In 1944, Brasfield was recruited by George D. Hay for the Grand Ole Opry. With his trademark baggy suit, battered hat and rubbery face, he could make audiences laugh before he spoke a word. He soon became the primary comic on The Prince Albert Show, the Opry’s NBC Radio broadcast, playing off the show’s host, Red Foley. Assuming the role of a hapless hayseed, he often poked fun at country life—always with good humor.
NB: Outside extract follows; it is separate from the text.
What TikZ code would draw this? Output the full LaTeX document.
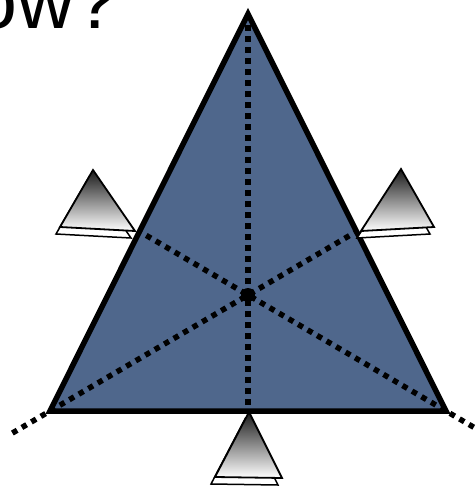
\documentclass[tikz,border=0pt]{standalone}
\usepackage{fontspec}
\setmainfont{Liberation Sans}
\usetikzlibrary{calc}
\definecolor{ardesia}{RGB}{79,103,140}

\begin{document}
\begin{tikzpicture}[
    x=1pt, y=-1pt,
    lato/.style={draw=black, line width=5.5pt, line join=miter},
    bisettrice/.style={line width=5.5pt, dash pattern=on 5.5pt off 5.5pt},
    centro/.style={circle, fill=black, inner sep=0pt, minimum size=14pt},
    prisma/.style={draw=black, line width=1.8pt, top color=black!90, bottom color=white},
    ombra/.style={draw=black, line width=1.5pt, fill=white},
    titolo/.style={font=\fontsize{79}{79}\selectfont, inner sep=0pt, anchor=base west}
]

    % 0. Cornice della figura
    \clip (0,0) rectangle (476,488);

    % 1. Titolo (tagliato in alto)
    \node[titolo] (T) at (-27,28.5) {ow?};

    % 2. Vertici e punti notevoli
    \coordinate (A) at (248,14);
    \coordinate (B) at (50,411);
    \coordinate (C) at (446,411);
    \coordinate (O) at (248,295);
    \coordinate (M) at (248,411);
    \coordinate (P) at (intersection of B--O and A--C);
    \coordinate (Q) at (intersection of C--O and A--B);
    \coordinate (Bx) at ($(O)!1.19!(B)$);
    \coordinate (Cx) at ($(O)!1.14!(C)$);

    % 3. Triangolo pieno
    \fill[ardesia] (A) -- (B) -- (C) -- cycle;

    % 4. Rette tratteggiate
    \draw[bisettrice] (A) -- (M);
    \draw[bisettrice] (Bx) -- (P);
    \draw[bisettrice] (Cx) -- (Q);
    \node[centro] (N0) at (O) {};

    % 5. Contorno
    \draw[lato] (A) -- (B) -- (C) -- cycle;

    % 6. Prismi (sinistra, destra, sotto)
    \draw[ombra, shift={(-4,7)}] (93,170) -- (60,227) -- (135,231) -- cycle;
    \shade[prisma] (93,170) -- (60,227) -- (135,231) -- cycle;

    \draw[ombra, shift={(-4,7)}] (401,169) -- (361,231) -- (434,227) -- cycle;
    \shade[prisma] (401,169) -- (361,231) -- (434,227) -- cycle;

    \draw[ombra, shift={(-4,7)}] (249,412) -- (215,477) -- (282,478) -- cycle;
    \shade[prisma] (249,412) -- (215,477) -- (282,478) -- cycle;

\end{tikzpicture}
\end{document}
In 1948, he began teaming with Minnie Pearl, playing what she referred to as “double comedy” in which each of them delivered alternating punch lines and neither played the straight man. Some of these routines were broadcast on the Opry's live ABC television network show from 1955–56. He lived in Hohenwald, called himself the Hoenwald Flash, and often mentioned the local restaurant (which he once owned) the Snip-Snap-and-Bite, in his routines. Brasfield sometimes did ventriloquist routines with a dummy named Bocephus, after whom Hank Williams nicknamed his then-infant son Hank Williams, Jr.; and also did comedy with June Carter.
In March 1956 he appeared with Elvis Presley at Atlanta's Fox Theatre. In 1957, he played Andy Griffith’s sidekick in A Face in the Crowd; and appeared in Country Music Holiday the same year. Heart failure combined with an ongoing problem with alcohol led to his death at age 48 in 1958 in Martin, Tennessee. He is buried in Smithville.